## INFORMATION SUPPLIED
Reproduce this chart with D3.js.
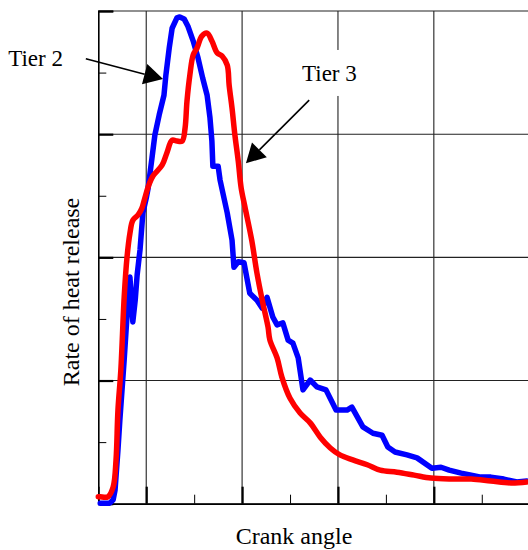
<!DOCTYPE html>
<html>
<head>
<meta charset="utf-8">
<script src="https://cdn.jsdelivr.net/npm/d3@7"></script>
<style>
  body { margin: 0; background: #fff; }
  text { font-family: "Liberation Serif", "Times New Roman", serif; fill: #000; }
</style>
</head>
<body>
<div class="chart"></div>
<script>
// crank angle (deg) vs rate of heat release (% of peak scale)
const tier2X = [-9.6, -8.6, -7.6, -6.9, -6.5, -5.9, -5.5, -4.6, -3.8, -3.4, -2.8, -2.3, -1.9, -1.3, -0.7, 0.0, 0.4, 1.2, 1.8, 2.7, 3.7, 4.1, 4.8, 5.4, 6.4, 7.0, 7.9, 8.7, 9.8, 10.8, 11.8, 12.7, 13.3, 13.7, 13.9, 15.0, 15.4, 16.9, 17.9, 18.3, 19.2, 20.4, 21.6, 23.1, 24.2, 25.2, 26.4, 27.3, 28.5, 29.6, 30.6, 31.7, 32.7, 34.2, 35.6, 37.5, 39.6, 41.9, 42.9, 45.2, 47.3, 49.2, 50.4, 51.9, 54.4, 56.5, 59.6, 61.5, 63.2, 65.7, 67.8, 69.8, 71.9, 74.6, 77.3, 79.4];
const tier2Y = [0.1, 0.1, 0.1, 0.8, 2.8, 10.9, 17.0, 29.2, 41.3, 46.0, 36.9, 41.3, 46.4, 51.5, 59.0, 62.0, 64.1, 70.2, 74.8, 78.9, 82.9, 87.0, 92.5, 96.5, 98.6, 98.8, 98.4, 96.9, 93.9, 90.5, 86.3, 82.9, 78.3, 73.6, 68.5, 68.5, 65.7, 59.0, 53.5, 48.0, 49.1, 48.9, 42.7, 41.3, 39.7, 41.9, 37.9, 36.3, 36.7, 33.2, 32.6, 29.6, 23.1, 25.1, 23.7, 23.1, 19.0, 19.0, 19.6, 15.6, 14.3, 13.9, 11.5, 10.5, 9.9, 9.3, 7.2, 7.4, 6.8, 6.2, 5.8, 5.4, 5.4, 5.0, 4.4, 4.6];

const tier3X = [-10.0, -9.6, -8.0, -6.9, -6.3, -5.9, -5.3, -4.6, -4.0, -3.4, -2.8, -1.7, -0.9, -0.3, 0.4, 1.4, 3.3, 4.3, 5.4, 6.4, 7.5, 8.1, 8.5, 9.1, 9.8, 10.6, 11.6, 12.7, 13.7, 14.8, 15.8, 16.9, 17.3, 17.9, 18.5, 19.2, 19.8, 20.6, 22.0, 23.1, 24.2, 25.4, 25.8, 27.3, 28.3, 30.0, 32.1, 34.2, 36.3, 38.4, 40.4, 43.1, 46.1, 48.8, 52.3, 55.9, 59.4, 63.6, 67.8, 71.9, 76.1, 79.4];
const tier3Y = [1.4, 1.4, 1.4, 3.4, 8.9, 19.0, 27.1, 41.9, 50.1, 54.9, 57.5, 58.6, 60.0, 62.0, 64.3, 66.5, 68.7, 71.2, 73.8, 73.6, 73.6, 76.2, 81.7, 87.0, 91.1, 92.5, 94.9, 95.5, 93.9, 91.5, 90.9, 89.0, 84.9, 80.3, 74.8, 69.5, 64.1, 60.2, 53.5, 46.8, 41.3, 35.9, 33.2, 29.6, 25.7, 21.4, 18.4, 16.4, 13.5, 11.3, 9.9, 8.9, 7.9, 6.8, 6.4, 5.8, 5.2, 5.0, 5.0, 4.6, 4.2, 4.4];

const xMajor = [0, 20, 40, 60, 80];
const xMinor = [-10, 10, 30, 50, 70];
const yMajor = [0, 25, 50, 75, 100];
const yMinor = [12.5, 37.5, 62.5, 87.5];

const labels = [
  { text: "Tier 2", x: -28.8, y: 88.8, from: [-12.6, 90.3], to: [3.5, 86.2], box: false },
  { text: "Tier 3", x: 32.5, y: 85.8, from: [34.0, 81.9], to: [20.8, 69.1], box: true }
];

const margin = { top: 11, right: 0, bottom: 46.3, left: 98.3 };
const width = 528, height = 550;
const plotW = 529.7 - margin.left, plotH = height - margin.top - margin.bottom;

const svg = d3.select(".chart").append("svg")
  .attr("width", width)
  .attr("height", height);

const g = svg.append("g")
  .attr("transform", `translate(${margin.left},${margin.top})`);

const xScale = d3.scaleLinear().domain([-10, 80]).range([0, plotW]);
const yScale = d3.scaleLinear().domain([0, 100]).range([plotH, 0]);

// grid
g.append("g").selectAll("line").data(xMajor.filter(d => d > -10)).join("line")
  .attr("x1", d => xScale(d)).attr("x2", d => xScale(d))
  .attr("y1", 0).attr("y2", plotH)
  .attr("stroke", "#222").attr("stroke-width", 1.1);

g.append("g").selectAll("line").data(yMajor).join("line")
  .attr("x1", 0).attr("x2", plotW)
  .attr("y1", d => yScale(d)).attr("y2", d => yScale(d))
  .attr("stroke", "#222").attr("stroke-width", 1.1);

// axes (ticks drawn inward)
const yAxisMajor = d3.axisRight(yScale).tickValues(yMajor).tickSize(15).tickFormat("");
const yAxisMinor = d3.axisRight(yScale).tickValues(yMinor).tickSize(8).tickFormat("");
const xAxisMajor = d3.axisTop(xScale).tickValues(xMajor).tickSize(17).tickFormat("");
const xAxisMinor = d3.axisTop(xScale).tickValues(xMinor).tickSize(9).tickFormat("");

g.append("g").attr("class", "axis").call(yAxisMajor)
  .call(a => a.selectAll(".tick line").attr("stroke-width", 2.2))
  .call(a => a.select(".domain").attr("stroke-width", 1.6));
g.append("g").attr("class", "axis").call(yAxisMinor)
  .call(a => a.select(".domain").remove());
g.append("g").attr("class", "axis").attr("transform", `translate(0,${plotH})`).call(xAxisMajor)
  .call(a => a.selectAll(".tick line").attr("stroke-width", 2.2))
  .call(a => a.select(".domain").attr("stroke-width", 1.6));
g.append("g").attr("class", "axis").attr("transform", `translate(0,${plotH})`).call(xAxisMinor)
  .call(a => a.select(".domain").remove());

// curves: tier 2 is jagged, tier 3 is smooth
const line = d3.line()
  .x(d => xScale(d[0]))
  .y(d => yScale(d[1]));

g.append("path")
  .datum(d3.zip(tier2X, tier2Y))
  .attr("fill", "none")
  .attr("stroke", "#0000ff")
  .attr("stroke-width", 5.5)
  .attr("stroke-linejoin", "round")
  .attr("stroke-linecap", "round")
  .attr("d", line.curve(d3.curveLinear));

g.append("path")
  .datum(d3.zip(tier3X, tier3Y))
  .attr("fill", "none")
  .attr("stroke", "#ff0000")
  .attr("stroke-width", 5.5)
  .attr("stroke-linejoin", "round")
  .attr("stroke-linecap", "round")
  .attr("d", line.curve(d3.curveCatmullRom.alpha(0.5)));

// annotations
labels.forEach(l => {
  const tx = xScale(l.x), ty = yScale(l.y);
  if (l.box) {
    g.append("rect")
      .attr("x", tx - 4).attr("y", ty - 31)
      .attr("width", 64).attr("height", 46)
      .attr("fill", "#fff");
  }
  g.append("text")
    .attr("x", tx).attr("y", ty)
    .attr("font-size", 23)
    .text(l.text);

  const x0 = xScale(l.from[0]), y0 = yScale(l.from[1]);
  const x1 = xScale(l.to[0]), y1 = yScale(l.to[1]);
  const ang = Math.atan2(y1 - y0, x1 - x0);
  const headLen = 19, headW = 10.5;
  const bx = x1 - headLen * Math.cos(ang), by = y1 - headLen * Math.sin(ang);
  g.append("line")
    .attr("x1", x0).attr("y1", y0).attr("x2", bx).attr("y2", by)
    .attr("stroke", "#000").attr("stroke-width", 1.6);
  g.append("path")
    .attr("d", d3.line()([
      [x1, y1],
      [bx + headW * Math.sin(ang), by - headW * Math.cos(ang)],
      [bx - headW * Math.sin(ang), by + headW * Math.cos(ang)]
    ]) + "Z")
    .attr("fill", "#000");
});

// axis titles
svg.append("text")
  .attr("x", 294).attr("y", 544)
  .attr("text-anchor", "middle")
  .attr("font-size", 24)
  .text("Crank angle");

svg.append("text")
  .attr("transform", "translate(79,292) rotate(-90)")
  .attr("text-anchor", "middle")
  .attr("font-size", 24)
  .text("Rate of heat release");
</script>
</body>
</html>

## GIVEN REQUEST
Without any pictures, reproduce the lines from the first one in the material through the line that has "4.6, 4.2, 4.4];", exactly as they appear.

## SOLUTION FOR THIS EXERCISE
Reproduce this chart with D3.js.
<!DOCTYPE html>
<html>
<head>
<meta charset="utf-8">
<script src="https://cdn.jsdelivr.net/npm/d3@7"></script>
<style>
  body { margin: 0; background: #fff; }
  text { font-family: "Liberation Serif", "Times New Roman", serif; fill: #000; }
</style>
</head>
<body>
<div class="chart"></div>
<script>
// crank angle (deg) vs rate of heat release (% of peak scale)
const tier2X = [-9.6, -8.6, -7.6, -6.9, -6.5, -5.9, -5.5, -4.6, -3.8, -3.4, -2.8, -2.3, -1.9, -1.3, -0.7, 0.0, 0.4, 1.2, 1.8, 2.7, 3.7, 4.1, 4.8, 5.4, 6.4, 7.0, 7.9, 8.7, 9.8, 10.8, 11.8, 12.7, 13.3, 13.7, 13.9, 15.0, 15.4, 16.9, 17.9, 18.3, 19.2, 20.4, 21.6, 23.1, 24.2, 25.2, 26.4, 27.3, 28.5, 29.6, 30.6, 31.7, 32.7, 34.2, 35.6, 37.5, 39.6, 41.9, 42.9, 45.2, 47.3, 49.2, 50.4, 51.9, 54.4, 56.5, 59.6, 61.5, 63.2, 65.7, 67.8, 69.8, 71.9, 74.6, 77.3, 79.4];
const tier2Y = [0.1, 0.1, 0.1, 0.8, 2.8, 10.9, 17.0, 29.2, 41.3, 46.0, 36.9, 41.3, 46.4, 51.5, 59.0, 62.0, 64.1, 70.2, 74.8, 78.9, 82.9, 87.0, 92.5, 96.5, 98.6, 98.8, 98.4, 96.9, 93.9, 90.5, 86.3, 82.9, 78.3, 73.6, 68.5, 68.5, 65.7, 59.0, 53.5, 48.0, 49.1, 48.9, 42.7, 41.3, 39.7, 41.9, 37.9, 36.3, 36.7, 33.2, 32.6, 29.6, 23.1, 25.1, 23.7, 23.1, 19.0, 19.0, 19.6, 15.6, 14.3, 13.9, 11.5, 10.5, 9.9, 9.3, 7.2, 7.4, 6.8, 6.2, 5.8, 5.4, 5.4, 5.0, 4.4, 4.6];

const tier3X = [-10.0, -9.6, -8.0, -6.9, -6.3, -5.9, -5.3, -4.6, -4.0, -3.4, -2.8, -1.7, -0.9, -0.3, 0.4, 1.4, 3.3, 4.3, 5.4, 6.4, 7.5, 8.1, 8.5, 9.1, 9.8, 10.6, 11.6, 12.7, 13.7, 14.8, 15.8, 16.9, 17.3, 17.9, 18.5, 19.2, 19.8, 20.6, 22.0, 23.1, 24.2, 25.4, 25.8, 27.3, 28.3, 30.0, 32.1, 34.2, 36.3, 38.4, 40.4, 43.1, 46.1, 48.8, 52.3, 55.9, 59.4, 63.6, 67.8, 71.9, 76.1, 79.4];
const tier3Y = [1.4, 1.4, 1.4, 3.4, 8.9, 19.0, 27.1, 41.9, 50.1, 54.9, 57.5, 58.6, 60.0, 62.0, 64.3, 66.5, 68.7, 71.2, 73.8, 73.6, 73.6, 76.2, 81.7, 87.0, 91.1, 92.5, 94.9, 95.5, 93.9, 91.5, 90.9, 89.0, 84.9, 80.3, 74.8, 69.5, 64.1, 60.2, 53.5, 46.8, 41.3, 35.9, 33.2, 29.6, 25.7, 21.4, 18.4, 16.4, 13.5, 11.3, 9.9, 8.9, 7.9, 6.8, 6.4, 5.8, 5.2, 5.0, 5.0, 4.6, 4.2, 4.4];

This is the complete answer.